Aim of the task - Take the lines from the head of the listing through the one bearing "y_minor = [m" and copy them exactly, leaving every picture out.

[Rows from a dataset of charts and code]
○ ○ ○ ○

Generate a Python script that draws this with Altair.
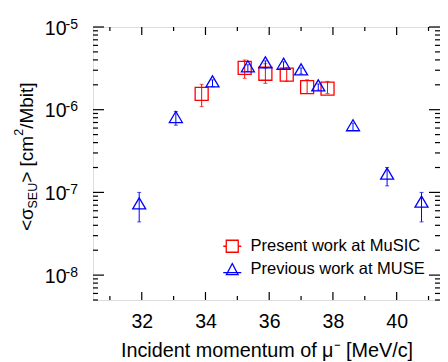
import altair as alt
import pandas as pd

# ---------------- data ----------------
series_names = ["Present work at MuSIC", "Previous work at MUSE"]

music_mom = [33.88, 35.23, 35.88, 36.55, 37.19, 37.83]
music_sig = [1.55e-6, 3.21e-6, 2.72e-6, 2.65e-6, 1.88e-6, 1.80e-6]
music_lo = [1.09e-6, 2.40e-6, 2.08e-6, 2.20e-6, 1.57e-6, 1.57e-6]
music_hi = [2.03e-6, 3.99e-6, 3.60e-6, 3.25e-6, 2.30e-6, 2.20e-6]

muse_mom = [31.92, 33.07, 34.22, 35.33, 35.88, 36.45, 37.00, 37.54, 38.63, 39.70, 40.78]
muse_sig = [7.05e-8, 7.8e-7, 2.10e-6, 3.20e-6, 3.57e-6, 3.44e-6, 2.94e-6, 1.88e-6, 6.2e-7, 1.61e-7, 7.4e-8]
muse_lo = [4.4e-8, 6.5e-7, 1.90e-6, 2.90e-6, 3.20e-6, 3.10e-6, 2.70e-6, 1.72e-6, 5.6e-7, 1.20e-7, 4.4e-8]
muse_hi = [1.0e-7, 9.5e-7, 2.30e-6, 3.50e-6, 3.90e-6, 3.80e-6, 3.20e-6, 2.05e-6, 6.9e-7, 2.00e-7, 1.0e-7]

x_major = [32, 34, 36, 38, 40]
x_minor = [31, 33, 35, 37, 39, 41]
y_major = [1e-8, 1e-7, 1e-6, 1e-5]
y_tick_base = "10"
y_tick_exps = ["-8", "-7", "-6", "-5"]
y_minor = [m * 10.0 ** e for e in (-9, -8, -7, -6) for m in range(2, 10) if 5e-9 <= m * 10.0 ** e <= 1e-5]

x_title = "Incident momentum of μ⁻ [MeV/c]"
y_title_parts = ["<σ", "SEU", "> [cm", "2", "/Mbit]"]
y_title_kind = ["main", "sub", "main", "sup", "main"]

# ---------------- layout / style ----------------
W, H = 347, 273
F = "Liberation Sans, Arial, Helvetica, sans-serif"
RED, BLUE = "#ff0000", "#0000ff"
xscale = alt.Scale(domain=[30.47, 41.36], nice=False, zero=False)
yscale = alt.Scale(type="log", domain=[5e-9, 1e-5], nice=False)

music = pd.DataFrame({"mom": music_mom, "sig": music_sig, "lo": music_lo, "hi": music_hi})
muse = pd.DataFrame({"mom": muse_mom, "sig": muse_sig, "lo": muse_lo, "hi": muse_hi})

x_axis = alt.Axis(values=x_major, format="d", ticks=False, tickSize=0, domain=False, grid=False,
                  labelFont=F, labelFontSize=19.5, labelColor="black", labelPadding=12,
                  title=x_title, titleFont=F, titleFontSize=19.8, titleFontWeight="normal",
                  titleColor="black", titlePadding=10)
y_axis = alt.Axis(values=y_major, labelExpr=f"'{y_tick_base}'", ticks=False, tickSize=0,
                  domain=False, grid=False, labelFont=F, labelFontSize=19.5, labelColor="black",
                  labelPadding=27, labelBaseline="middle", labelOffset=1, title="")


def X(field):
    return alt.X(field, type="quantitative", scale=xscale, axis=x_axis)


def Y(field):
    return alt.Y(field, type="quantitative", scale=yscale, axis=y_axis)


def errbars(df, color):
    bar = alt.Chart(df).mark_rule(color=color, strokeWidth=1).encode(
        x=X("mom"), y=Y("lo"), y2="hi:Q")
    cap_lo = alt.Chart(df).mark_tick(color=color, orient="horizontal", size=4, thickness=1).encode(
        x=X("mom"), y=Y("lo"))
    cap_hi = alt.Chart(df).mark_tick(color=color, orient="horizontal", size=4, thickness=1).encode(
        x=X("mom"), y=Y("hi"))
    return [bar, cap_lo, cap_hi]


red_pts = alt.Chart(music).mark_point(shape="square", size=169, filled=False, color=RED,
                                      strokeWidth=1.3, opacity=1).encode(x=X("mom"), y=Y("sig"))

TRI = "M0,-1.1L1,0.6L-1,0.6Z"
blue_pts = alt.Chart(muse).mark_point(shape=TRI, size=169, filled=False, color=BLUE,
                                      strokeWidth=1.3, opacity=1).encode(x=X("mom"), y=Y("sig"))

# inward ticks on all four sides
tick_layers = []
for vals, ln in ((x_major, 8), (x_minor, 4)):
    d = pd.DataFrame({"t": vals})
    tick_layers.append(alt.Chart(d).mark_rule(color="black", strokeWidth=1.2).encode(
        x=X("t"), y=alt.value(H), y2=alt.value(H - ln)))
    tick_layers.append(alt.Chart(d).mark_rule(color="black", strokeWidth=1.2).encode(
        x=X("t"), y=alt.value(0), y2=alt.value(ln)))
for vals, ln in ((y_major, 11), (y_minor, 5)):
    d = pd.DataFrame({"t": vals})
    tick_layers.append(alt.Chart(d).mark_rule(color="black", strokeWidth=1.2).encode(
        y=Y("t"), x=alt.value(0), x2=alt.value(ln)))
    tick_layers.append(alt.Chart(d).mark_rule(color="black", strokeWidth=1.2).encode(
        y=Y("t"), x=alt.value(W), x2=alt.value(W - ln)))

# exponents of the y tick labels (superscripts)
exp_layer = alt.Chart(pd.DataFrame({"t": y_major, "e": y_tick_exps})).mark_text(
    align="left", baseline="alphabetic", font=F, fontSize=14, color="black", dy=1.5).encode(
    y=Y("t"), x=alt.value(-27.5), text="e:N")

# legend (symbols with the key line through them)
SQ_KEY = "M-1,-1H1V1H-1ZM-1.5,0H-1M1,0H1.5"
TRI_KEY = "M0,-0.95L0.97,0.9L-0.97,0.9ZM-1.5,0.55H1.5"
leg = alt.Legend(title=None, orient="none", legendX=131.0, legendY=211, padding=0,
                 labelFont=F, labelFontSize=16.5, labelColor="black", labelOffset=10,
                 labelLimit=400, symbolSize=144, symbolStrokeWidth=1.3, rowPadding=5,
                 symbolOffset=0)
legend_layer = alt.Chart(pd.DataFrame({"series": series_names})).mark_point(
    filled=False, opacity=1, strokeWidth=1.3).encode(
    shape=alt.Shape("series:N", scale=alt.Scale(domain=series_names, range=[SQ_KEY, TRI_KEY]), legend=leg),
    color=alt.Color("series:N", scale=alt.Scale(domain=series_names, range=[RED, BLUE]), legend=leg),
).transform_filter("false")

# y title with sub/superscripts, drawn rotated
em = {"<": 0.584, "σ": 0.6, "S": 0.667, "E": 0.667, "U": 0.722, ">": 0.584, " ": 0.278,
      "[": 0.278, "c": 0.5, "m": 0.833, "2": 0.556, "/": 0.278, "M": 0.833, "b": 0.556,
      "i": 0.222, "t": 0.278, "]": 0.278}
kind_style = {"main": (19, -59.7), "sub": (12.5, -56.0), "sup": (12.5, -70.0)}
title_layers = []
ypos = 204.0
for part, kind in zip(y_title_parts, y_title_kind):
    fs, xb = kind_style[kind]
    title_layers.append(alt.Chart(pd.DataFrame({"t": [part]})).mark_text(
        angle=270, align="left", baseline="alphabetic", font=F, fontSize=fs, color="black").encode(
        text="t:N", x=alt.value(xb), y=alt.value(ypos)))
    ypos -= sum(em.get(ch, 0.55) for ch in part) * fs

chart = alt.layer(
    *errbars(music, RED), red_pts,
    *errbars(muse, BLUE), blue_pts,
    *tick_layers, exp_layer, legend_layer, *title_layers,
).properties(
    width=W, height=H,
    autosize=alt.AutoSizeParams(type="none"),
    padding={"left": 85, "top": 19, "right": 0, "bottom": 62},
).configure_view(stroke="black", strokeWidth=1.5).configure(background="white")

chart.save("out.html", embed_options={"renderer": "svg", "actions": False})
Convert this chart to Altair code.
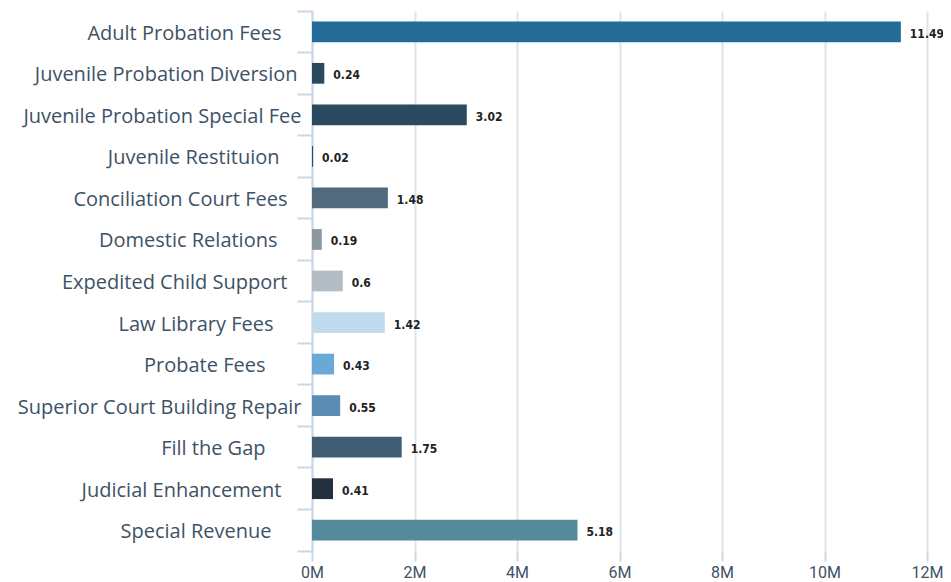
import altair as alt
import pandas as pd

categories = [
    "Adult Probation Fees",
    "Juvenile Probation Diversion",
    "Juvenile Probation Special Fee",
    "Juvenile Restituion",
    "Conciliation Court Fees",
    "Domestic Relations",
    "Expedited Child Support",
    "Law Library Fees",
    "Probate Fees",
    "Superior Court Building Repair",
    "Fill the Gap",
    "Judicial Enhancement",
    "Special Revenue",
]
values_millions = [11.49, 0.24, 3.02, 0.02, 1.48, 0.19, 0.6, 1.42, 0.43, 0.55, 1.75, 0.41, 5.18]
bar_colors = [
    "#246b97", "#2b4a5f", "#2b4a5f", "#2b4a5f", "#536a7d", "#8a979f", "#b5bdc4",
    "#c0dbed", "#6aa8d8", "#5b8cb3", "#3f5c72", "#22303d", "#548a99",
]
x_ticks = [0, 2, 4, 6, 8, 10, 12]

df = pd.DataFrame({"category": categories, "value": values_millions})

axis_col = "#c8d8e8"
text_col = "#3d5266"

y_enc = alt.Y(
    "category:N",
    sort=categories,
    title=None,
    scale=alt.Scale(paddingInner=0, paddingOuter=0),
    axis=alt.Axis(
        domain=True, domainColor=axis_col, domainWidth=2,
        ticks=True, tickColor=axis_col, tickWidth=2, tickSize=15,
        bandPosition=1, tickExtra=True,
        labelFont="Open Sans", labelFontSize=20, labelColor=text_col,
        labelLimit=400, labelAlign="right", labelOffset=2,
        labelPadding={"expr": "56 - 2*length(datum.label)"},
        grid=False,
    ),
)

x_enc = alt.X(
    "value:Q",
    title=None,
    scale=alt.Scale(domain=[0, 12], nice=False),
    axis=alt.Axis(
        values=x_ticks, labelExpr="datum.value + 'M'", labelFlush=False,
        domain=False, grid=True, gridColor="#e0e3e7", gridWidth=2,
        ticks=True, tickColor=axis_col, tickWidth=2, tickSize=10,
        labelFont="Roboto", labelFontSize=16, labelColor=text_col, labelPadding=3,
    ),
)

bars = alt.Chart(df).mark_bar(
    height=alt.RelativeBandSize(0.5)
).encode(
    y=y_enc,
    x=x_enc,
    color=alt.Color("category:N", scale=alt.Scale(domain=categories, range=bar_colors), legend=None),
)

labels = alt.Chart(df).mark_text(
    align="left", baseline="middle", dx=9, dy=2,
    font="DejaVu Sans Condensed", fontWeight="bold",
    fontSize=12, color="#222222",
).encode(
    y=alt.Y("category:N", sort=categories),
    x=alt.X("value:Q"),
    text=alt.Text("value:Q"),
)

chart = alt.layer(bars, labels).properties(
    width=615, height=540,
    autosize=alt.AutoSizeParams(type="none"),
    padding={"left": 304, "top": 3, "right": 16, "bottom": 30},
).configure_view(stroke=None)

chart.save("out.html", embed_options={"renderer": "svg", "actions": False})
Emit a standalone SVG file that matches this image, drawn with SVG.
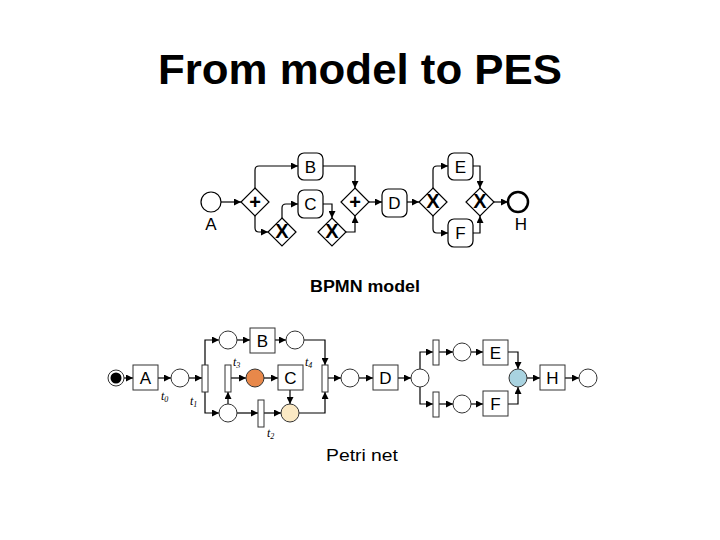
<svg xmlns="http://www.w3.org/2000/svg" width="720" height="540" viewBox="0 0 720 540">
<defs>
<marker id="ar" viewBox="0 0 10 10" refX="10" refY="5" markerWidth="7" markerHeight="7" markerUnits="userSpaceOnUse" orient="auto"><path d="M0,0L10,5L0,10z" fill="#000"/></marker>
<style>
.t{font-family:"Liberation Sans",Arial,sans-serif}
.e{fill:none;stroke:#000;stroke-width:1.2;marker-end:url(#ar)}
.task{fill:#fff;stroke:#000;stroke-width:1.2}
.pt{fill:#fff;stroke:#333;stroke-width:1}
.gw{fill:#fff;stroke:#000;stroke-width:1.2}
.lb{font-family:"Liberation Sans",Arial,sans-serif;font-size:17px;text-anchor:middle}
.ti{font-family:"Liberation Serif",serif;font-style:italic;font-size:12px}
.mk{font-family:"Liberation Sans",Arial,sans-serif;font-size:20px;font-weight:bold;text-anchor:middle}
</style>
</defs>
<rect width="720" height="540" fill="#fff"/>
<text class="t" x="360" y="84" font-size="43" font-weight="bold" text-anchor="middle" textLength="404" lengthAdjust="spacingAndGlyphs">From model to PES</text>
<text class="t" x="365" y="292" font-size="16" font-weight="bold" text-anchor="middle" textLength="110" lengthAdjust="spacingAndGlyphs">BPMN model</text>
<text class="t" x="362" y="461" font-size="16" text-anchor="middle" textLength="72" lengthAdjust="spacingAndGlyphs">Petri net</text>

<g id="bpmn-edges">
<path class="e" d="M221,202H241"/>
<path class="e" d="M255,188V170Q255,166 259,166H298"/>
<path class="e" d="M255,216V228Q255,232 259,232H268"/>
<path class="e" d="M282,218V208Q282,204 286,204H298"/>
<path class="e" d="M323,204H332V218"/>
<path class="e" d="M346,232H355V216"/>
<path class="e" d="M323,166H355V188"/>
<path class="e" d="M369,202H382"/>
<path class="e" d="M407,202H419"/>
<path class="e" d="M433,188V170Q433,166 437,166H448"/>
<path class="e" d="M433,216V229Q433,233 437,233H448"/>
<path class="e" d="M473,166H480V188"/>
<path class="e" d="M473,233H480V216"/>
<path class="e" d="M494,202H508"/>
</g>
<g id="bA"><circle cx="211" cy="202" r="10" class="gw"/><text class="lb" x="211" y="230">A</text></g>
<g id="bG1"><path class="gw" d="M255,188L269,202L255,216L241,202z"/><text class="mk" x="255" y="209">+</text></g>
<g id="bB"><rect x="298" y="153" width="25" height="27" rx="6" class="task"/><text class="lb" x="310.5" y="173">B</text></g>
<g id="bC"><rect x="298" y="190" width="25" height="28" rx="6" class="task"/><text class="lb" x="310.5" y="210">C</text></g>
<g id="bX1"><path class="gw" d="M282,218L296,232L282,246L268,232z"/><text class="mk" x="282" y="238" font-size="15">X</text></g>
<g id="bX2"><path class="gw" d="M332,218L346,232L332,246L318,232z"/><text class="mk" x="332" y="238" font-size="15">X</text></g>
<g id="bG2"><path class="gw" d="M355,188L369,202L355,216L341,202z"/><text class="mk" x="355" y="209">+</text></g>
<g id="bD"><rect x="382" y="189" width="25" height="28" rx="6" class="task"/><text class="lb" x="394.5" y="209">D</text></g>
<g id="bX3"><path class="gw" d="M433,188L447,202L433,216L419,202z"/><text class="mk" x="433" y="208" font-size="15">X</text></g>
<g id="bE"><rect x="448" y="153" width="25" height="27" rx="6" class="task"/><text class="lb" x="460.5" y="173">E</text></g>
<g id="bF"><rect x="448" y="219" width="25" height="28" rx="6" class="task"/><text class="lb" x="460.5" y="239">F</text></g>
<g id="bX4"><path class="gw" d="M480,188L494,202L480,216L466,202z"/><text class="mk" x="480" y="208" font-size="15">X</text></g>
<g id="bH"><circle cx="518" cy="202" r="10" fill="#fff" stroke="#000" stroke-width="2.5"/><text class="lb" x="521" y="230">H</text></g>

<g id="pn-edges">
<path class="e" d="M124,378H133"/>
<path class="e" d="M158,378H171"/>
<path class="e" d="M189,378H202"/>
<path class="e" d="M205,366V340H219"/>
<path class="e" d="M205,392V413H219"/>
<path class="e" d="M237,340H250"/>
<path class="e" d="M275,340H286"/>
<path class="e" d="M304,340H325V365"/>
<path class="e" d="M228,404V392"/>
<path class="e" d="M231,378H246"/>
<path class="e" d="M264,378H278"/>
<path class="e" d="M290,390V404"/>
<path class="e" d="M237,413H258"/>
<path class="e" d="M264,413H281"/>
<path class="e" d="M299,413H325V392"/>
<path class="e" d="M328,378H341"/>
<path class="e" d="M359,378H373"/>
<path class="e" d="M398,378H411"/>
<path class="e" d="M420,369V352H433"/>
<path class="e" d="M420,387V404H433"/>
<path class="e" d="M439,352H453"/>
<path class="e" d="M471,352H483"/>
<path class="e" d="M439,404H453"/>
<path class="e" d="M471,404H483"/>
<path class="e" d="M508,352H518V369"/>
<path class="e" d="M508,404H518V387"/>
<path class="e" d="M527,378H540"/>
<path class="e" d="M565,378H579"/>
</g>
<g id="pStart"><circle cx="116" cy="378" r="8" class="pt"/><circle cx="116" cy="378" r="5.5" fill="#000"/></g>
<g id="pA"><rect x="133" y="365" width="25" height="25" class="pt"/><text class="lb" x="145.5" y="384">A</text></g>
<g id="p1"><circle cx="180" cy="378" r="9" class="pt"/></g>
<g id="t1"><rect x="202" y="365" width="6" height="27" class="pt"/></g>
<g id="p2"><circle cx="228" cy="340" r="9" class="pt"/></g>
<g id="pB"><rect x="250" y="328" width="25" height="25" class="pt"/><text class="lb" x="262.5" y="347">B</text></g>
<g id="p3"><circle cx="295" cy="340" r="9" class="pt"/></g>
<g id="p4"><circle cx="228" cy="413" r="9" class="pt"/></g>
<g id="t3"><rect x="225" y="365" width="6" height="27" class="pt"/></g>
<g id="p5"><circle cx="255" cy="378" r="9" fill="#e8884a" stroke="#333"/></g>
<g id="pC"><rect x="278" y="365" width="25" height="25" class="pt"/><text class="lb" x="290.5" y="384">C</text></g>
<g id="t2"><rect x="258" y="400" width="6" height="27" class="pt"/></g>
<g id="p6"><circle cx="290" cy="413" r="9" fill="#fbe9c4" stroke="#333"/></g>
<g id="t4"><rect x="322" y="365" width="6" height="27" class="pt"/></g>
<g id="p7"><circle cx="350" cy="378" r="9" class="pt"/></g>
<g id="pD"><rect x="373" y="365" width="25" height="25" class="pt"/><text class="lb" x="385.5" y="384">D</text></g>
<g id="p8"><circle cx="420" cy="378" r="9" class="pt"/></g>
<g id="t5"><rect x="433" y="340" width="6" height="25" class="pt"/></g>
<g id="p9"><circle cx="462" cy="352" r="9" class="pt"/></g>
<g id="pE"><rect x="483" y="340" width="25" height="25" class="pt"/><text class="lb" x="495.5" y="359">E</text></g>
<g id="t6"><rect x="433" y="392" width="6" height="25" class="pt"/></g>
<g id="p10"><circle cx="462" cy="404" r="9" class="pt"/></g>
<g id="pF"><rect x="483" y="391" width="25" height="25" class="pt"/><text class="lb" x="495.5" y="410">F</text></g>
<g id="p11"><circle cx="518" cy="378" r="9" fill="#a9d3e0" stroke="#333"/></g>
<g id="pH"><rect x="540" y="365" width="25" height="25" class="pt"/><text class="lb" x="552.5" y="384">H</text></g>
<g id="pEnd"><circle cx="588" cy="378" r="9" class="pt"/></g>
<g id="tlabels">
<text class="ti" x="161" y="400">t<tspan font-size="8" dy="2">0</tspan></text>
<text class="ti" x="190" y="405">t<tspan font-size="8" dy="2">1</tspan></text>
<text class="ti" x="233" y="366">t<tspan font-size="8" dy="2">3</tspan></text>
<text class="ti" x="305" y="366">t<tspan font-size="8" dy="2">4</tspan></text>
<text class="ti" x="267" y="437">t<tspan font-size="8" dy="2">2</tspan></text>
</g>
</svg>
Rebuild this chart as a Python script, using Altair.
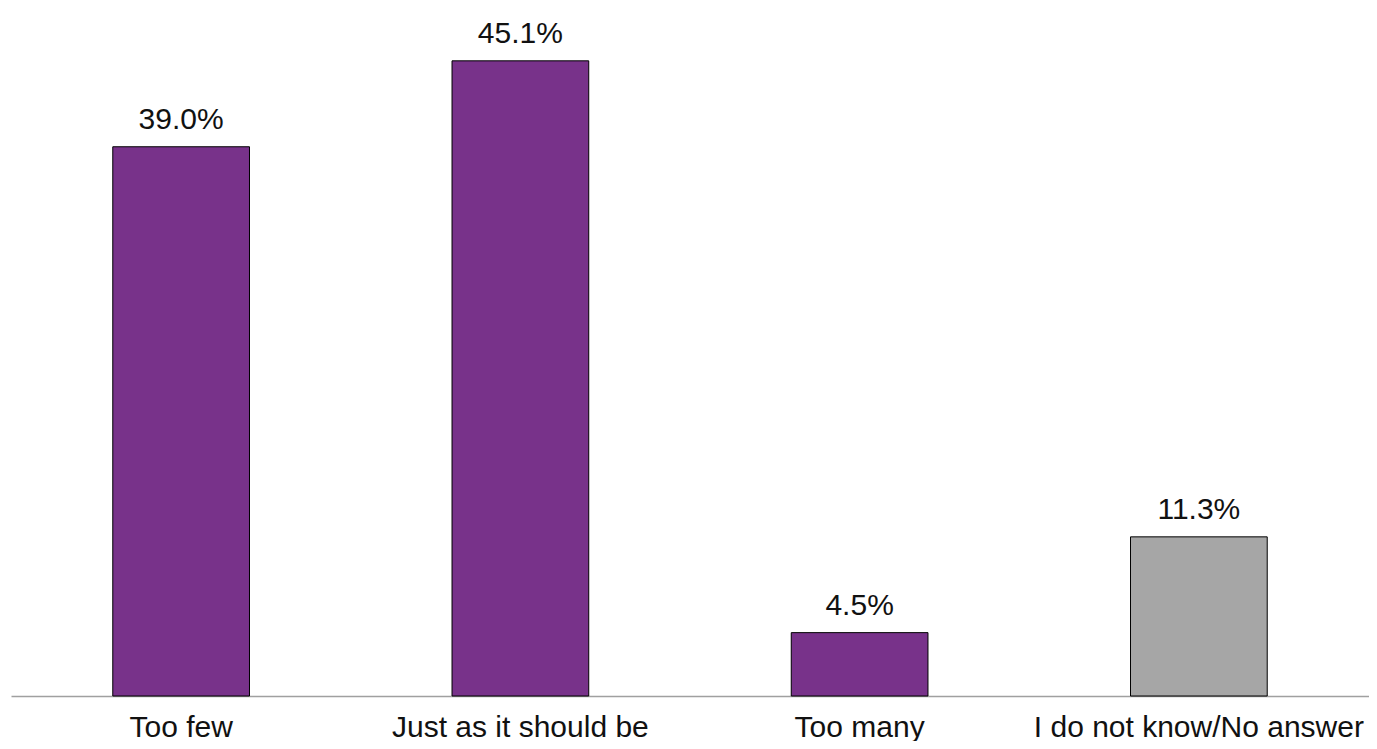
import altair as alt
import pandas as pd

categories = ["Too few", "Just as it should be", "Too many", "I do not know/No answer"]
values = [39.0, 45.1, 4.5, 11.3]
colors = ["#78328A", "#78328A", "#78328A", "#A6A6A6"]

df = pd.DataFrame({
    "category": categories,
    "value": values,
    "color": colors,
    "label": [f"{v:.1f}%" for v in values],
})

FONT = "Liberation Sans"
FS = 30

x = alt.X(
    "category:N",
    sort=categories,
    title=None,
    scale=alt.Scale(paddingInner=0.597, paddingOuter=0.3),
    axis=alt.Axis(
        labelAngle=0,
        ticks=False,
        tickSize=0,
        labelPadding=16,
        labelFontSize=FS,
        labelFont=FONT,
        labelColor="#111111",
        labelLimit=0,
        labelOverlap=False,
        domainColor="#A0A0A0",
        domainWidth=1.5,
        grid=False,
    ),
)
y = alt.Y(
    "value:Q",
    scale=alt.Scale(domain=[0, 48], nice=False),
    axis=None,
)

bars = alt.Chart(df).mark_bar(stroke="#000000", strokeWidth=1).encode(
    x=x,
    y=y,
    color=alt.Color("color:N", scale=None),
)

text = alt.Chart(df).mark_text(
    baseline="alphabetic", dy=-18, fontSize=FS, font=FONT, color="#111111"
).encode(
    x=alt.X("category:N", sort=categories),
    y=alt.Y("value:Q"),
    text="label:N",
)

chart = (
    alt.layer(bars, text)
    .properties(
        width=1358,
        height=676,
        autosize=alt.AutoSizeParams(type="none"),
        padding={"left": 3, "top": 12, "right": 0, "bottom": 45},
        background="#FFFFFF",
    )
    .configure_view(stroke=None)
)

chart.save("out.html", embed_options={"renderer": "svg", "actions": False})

○ ○ ○ ○

Complete answer -
Generate a Python script that draws this with Altair.
import altair as alt
import pandas as pd

# ---------------- data ----------------
series_names = ["Present work at MuSIC", "Previous work at MUSE"]

music_mom = [33.88, 35.23, 35.88, 36.55, 37.19, 37.83]
music_sig = [1.55e-6, 3.21e-6, 2.72e-6, 2.65e-6, 1.88e-6, 1.80e-6]
music_lo = [1.09e-6, 2.40e-6, 2.08e-6, 2.20e-6, 1.57e-6, 1.57e-6]
music_hi = [2.03e-6, 3.99e-6, 3.60e-6, 3.25e-6, 2.30e-6, 2.20e-6]

muse_mom = [31.92, 33.07, 34.22, 35.33, 35.88, 36.45, 37.00, 37.54, 38.63, 39.70, 40.78]
muse_sig = [7.05e-8, 7.8e-7, 2.10e-6, 3.20e-6, 3.57e-6, 3.44e-6, 2.94e-6, 1.88e-6, 6.2e-7, 1.61e-7, 7.4e-8]
muse_lo = [4.4e-8, 6.5e-7, 1.90e-6, 2.90e-6, 3.20e-6, 3.10e-6, 2.70e-6, 1.72e-6, 5.6e-7, 1.20e-7, 4.4e-8]
muse_hi = [1.0e-7, 9.5e-7, 2.30e-6, 3.50e-6, 3.90e-6, 3.80e-6, 3.20e-6, 2.05e-6, 6.9e-7, 2.00e-7, 1.0e-7]

x_major = [32, 34, 36, 38, 40]
x_minor = [31, 33, 35, 37, 39, 41]
y_major = [1e-8, 1e-7, 1e-6, 1e-5]
y_tick_base = "10"
y_tick_exps = ["-8", "-7", "-6", "-5"]
y_minor = [m * 10.0 ** e for e in (-9, -8, -7, -6) for m in range(2, 10) if 5e-9 <= m * 10.0 ** e <= 1e-5]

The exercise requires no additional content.